Everyone who knew Ray was captivated by him. Ray was the prankster prince of Pop, its Zen spirit, the heir to Duchamp. Billy Name, member of Warhol's Factory circle, has said: "Rauschenberg was a person making art, so was Andy [Warhol]. Ray wasn't a person-Ray was art..." Johnson became a cult figure during his lifetime; he was a comedian and performance artist, a spooky-looking dada jester with his bald head, black motorcycle jacket and snake rings; a crazy aesthetic clown dropping foot-long hot dogs out of a helicopter onto Ward's Island as part of an avant-garde festival. Ray was a genius; he was provocative and he was hilarious. Art collectors remember a man capable of turning the discussion of the price of a collage into a never-ending performance piece. Gallery owners tell of frustrating attempts to show Ray's work-he would agree to do a show, but only on condition that there was nothing in it. Rather than display his work in a gallery or museum, Ray would show up on the doorstep like a Fuller Brush Man with a cardboard box stuffed with a personalized selection of collages.
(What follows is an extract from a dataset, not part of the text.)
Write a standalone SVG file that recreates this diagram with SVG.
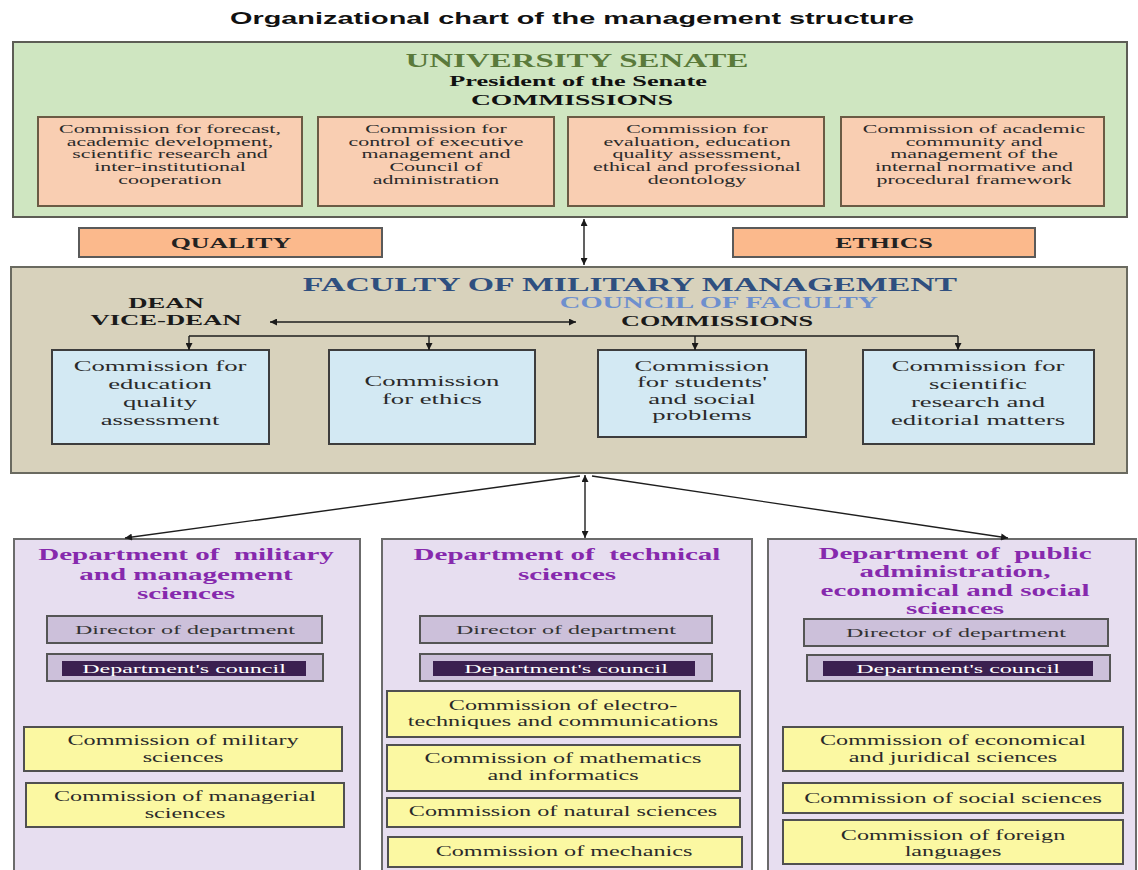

In 1968, Warhol was shot by Valerie Solanis prompting Ray's abrupt withdrawal from New York to a "small white farmhouse with a Joseph Cornell attic" in Locust Valley, Long Island where he sequestered himself and his art away from the public. Almost no one was allowed in. He made it increasingly difficult and ultimately impossible for galleries to exhibit his art, but feverishly continued to produce it.

While his contemporaries became the subjects of newspaper and magazine articles, Johnson went underground, cultivating his role as an outsider but maintaining his presence in the art world through his "New York Correspondance (sic) School," a free-floating, ever-changing network of hundreds of friends and acquaintances (as well as persons he had never met, but who came to his attention through the media or at the suggestion of other people) with whom he communicated by distributing ideas and artworks through the postal system. Johnson had created this new form, Mail Art, in the late fifties and was the nerve center of this pre-digital netscape which spread around the nation and, eventually, the world. He sent out an impossible amount of material through the mail-pieces of chopped-up collages, drawings with instructions to "add on and return to..." or "send to," found objects, sakes skins, unwrapped forks, annotated obscure newspaper clippings. By the eighties Johnson was a legend in the artistic community though the general public had virtually no exposure to him. Johnson often referred to himself as a "mysterious and secret organization."

Johnson's suicide on Friday 13 January 1995 seems to have been carefully planned and executed. His final gesture was accomplished with the same attention to detail that his collages had; its fulfillment was designed with the same personal significances and references to a private symbology that his art work had always had. Water and the mutability of the ocean had always been a powerful icon in Johnson's work. While his death left many questions unanswered, his life's work attests to a powerful and original sensibility that left its own unique mark in the history of modern art.